_To do_
Starting at the first line of the listing below, repeat each line up to and including the one containing "0.94, 0.94, 0.94];". Leave out pictures.

_Provided material_
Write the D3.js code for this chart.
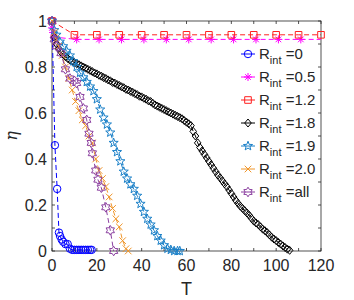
<!DOCTYPE html>
<html>
<head>
<meta charset="utf-8">
<script src="https://cdn.jsdelivr.net/npm/d3@7"></script>
<style>
  body { margin: 0; background: #fff; }
  text { font-family: "Liberation Sans", Arial, sans-serif; fill: #262626; }
</style>
</head>
<body>
<div id="chart"></div>
<script>
// --- datos ---
const tR0   = [0, 1.3, 2.3, 3.1, 3.6, 4.3, 5, 6, 7, 8, 9, 10, 11, 12, 13, 14, 15, 16, 17, 17.7];
const etaR0 = [1, 0.46, 0.27, 0.08, 0.065, 0.05, 0.04, 0.03, 0.03, 0.01, 0.005, 0.005, 0.005, 0.005, 0.005, 0.005, 0.005, 0.005, 0.005, 0.005];

const tR05   = [0, 0.5, 1, 11, 21, 31, 41, 51, 61, 71, 81, 91, 101, 111, 120];
const etaR05 = [0.97, 0.95, 0.93, 0.92, 0.92, 0.92, 0.92, 0.92, 0.92, 0.92, 0.92, 0.92, 0.92, 0.92, 0.92];

const tR12   = [0, 10, 20, 30, 40, 50, 60, 70, 80, 90, 100, 110, 120];
const etaR12 = [1, 0.94, 0.94, 0.94, 0.94, 0.94, 0.94, 0.94, 0.94, 0.94, 0.94, 0.94, 0.94];

const tR18   = [0, 1, 2, 3, 4, 5, 6, 7, 8, 9, 10, 11, 12, 13, 14, 15, 16, 17, 18, 19,
                20, 21, 22, 23, 24, 25, 26, 27, 28, 29, 30, 31, 32, 33, 34, 35, 36, 37, 38, 39,
                40, 41, 42, 43, 44, 45, 46, 47, 48, 49, 50, 51, 52, 53, 54, 55, 56, 57, 58, 59,
                60, 61, 62, 63, 64, 65, 66, 67, 68, 69, 70, 71, 72, 73, 74, 75, 76, 77, 78, 79,
                80, 81, 82, 83, 84, 85, 86, 87, 88, 89, 90, 91, 92, 93, 94, 95, 96, 97, 98, 99,
                100, 101, 102, 103, 104, 105, 106];
const etaR18 = [1, 0.93, 0.90, 0.88, 0.865, 0.855, 0.845, 0.837, 0.83, 0.825, 0.82, 0.815, 0.81, 0.805, 0.80, 0.795, 0.79, 0.785, 0.78, 0.774,
                0.77, 0.764, 0.76, 0.754, 0.75, 0.744, 0.74, 0.733, 0.73, 0.724, 0.72, 0.714, 0.71, 0.703, 0.70, 0.694, 0.69, 0.684, 0.68, 0.673,
                0.67, 0.664, 0.66, 0.653, 0.65, 0.642, 0.635, 0.63, 0.625, 0.62, 0.615, 0.61, 0.605, 0.60, 0.595, 0.59, 0.585, 0.58, 0.575, 0.567,
                0.56, 0.553, 0.545, 0.52, 0.50, 0.47, 0.45, 0.435, 0.42, 0.405, 0.39, 0.375, 0.36, 0.345, 0.33, 0.318, 0.305, 0.292, 0.28, 0.265,
                0.25, 0.235, 0.22, 0.207, 0.195, 0.185, 0.175, 0.165, 0.155, 0.142, 0.13, 0.122, 0.115, 0.105, 0.095, 0.088, 0.08, 0.07, 0.06, 0.052,
                0.045, 0.037, 0.03, 0.022, 0.015, 0.008, 0.003];

const tR19   = [0, 1, 2, 3.5, 5, 6.5, 8, 9.5, 11, 12.5, 14, 15.5, 17, 18.5, 20, 21.5, 23, 24.5, 26, 27.5,
                29, 30.5, 32, 33.5, 35, 36.5, 38, 39.5, 41, 42.5, 44, 45.5, 47, 48.5, 50, 51.5, 53, 54.5, 56, 57];
const etaR19 = [1, 0.96, 0.94, 0.91, 0.89, 0.87, 0.85, 0.825, 0.80, 0.775, 0.755, 0.735, 0.715, 0.695, 0.66, 0.615, 0.58, 0.55, 0.515, 0.47,
                0.43, 0.39, 0.345, 0.315, 0.29, 0.27, 0.24, 0.205, 0.17, 0.14, 0.115, 0.09, 0.065, 0.045, 0.025, 0.01, 0.005, 0, 0, 0];

const tR20   = [0, 1, 2, 3, 4.5, 6, 7.5, 9, 10.5, 12, 13.5, 15, 16.5, 18, 19.5, 21, 22.5, 24, 25.5, 27, 28.5, 30, 31.5, 33, 34];
const etaR20 = [1, 0.95, 0.92, 0.89, 0.85, 0.80, 0.75, 0.70, 0.65, 0.61, 0.57, 0.545, 0.50, 0.47, 0.40, 0.35, 0.315, 0.28, 0.235, 0.185,
                0.14, 0.105, 0.045, 0.01, 0];

const tAll   = [0, 1, 2, 4, 6, 8, 10, 11, 12.5, 14, 15.5, 16.5, 17.5, 18, 19.5, 20.5, 22, 24, 26, 27.5];
const etaAll = [1, 0.92, 0.89, 0.86, 0.79, 0.75, 0.74, 0.73, 0.67, 0.62, 0.57, 0.51, 0.47, 0.425, 0.35, 0.31, 0.275, 0.19, 0.09, 0];

const legendLabels = ["=0", "=0.5", "=1.2", "=1.8", "=1.9", "=2.0", "=all"];
const xTicks = [0, 20, 40, 60, 80, 100, 120];
const yTicks = [0, 0.2, 0.4, 0.6, 0.8, 1];

// --- formas de marcador ---
function starPath(r, points, innerRatio) {
  const pts = [];
  for (let i = 0; i < points * 2; i++) {
    const rr = i % 2 === 0 ? r : r * innerRatio;
    const a = -Math.PI / 2 + i * Math.PI / points;
    pts.push([rr * Math.cos(a), rr * Math.sin(a)]);
  }
  return "M" + pts.map(p => p[0].toFixed(2) + "," + p[1].toFixed(2)).join("L") + "Z";
}
const markers = {
  circle:   () => d3.symbol(d3.symbolCircle, 44)(),
  asterisk: () => { const r = 4, q = r * 0.707;
    return `M${-r},0L${r},0M0,${-r}L0,${r}M${-q},${-q}L${q},${q}M${-q},${q}L${q},${-q}`; },
  square:   () => "M-3.3,-3.3L3.3,-3.3L3.3,3.3L-3.3,3.3Z",
  diamond:  () => "M0,-4L3.3,0L0,4L-3.3,0Z",
  penta:    () => starPath(4.8, 5, 0.42),
  cross:    () => "M-3.3,-3.3L3.3,3.3M-3.3,3.3L3.3,-3.3",
  hexa:     () => starPath(4.8, 6, 0.6)
};

const series = [
  {t: tR0,  eta: etaR0,  color: "#0000FF", marker: "circle"},
  {t: tR05, eta: etaR05, color: "#FF00FF", marker: "asterisk", lastT: 111},
  {t: tR12, eta: etaR12, color: "#FF2020", marker: "square"},
  {t: tR18, eta: etaR18, color: "#000000", marker: "diamond"},
  {t: tR19, eta: etaR19, color: "#1A80C8", marker: "penta"},
  {t: tR20, eta: etaR20, color: "#F0962A", marker: "cross"},
  {t: tAll, eta: etaAll, color: "#8B3FA0", marker: "hexa"}
];

// --- lienzo ---
const W = 354, H = 300;
const margin = {top: 21, right: 33, bottom: 49, left: 52};
const width = W - margin.left - margin.right,
      height = H - margin.top - margin.bottom;

const svg = d3.select("#chart").append("svg")
    .attr("width", W).attr("height", H);
const g = svg.append("g").attr("transform", `translate(${margin.left},${margin.top})`);

const x = d3.scaleLinear().domain([0, 120]).range([0, width]);
const y = d3.scaleLinear().domain([0, 1]).range([height, 0]);

// marco y marcas
const axisColor = "#262626";
g.append("rect").attr("width", width).attr("height", height)
  .attr("fill", "none").attr("stroke", axisColor).attr("stroke-width", 0.8);

const minorX = d3.range(0, 121, 10), minorY = d3.range(0, 1.0001, 0.1);
g.selectAll(".tx").data(minorX).enter().append("path")
  .attr("d", d => `M${x(d)},${height}v-3M${x(d)},0v3`)
  .attr("stroke", axisColor).attr("stroke-width", 0.8);
g.selectAll(".ty").data(minorY).enter().append("path")
  .attr("d", d => `M0,${y(d)}h3M${width},${y(d)}h-3`)
  .attr("stroke", axisColor).attr("stroke-width", 0.8);

g.selectAll(".xl").data(xTicks).enter().append("text")
  .attr("x", d => x(d)).attr("y", height + 20)
  .attr("text-anchor", "middle").style("font-size", "16px").text(d => d);
g.selectAll(".yl").data(yTicks).enter().append("text")
  .attr("x", -5).attr("y", d => y(d) + 5.5)
  .attr("text-anchor", "end").style("font-size", "16px").text(d => d);

g.append("text").attr("x", width / 2).attr("y", height + 44)
  .attr("text-anchor", "middle").style("font-size", "18px").text("T");
g.append("text").attr("transform", `translate(-35,${height / 2}) rotate(-90)`)
  .attr("text-anchor", "middle").style("font-size", "16px").style("font-style", "italic")
  .style("font-family", "'DejaVu Serif', serif").text("η");

// series
const line = d3.line().x(d => x(d[0])).y(d => y(d[1]));
const plot = g.append("g");
series.forEach(s => {
  const pts = s.t.map((t, i) => [t, s.eta[i]]);
  plot.append("path").datum(pts).attr("d", line)
    .attr("fill", "none").attr("stroke", s.color).attr("stroke-width", 1)
    .attr("stroke-dasharray", "5,3");
  plot.selectAll(null).data(pts.filter(p => s.lastT === undefined || p[0] <= s.lastT))
    .enter().append("path")
    .attr("d", markers[s.marker]())
    .attr("transform", p => `translate(${x(p[0])},${y(p[1])})`)
    .attr("fill", "none").attr("stroke", s.color).attr("stroke-width", 1);
});

// leyenda
const leg = g.append("g").attr("transform", `translate(${248 - margin.left},${54 - margin.top})`);
series.forEach((s, i) => {
  const row = leg.append("g").attr("transform", `translate(0,${i * 23})`);
  row.append("path").attr("d", "M-7,0H7").attr("stroke", s.color).attr("stroke-width", 1);
  row.append("path").attr("d", markers[s.marker]()).attr("fill", "none")
    .attr("stroke", s.color).attr("stroke-width", 1);
  const t = row.append("text").attr("x", 11).attr("y", 5).style("font-size", "15px");
  t.append("tspan").text("R");
  t.append("tspan").attr("dy", 5).style("font-size", "11px").text("int");
  t.append("tspan").attr("dy", -5).text("\u00a0" + legendLabels[i]);
});
</script>
</body>
</html>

_Result below_
Write the D3.js code for this chart.
<!DOCTYPE html>
<html>
<head>
<meta charset="utf-8">
<script src="https://cdn.jsdelivr.net/npm/d3@7"></script>
<style>
  body { margin: 0; background: #fff; }
  text { font-family: "Liberation Sans", Arial, sans-serif; fill: #262626; }
</style>
</head>
<body>
<div id="chart"></div>
<script>
// --- datos ---
const tR0   = [0, 1.3, 2.3, 3.1, 3.6, 4.3, 5, 6, 7, 8, 9, 10, 11, 12, 13, 14, 15, 16, 17, 17.7];
const etaR0 = [1, 0.46, 0.27, 0.08, 0.065, 0.05, 0.04, 0.03, 0.03, 0.01, 0.005, 0.005, 0.005, 0.005, 0.005, 0.005, 0.005, 0.005, 0.005, 0.005];

const tR05   = [0, 0.5, 1, 11, 21, 31, 41, 51, 61, 71, 81, 91, 101, 111, 120];
const etaR05 = [0.97, 0.95, 0.93, 0.92, 0.92, 0.92, 0.92, 0.92, 0.92, 0.92, 0.92, 0.92, 0.92, 0.92, 0.92];

const tR12   = [0, 10, 20, 30, 40, 50, 60, 70, 80, 90, 100, 110, 120];
const etaR12 = [1, 0.94, 0.94, 0.94, 0.94, 0.94, 0.94, 0.94, 0.94, 0.94, 0.94, 0.94, 0.94];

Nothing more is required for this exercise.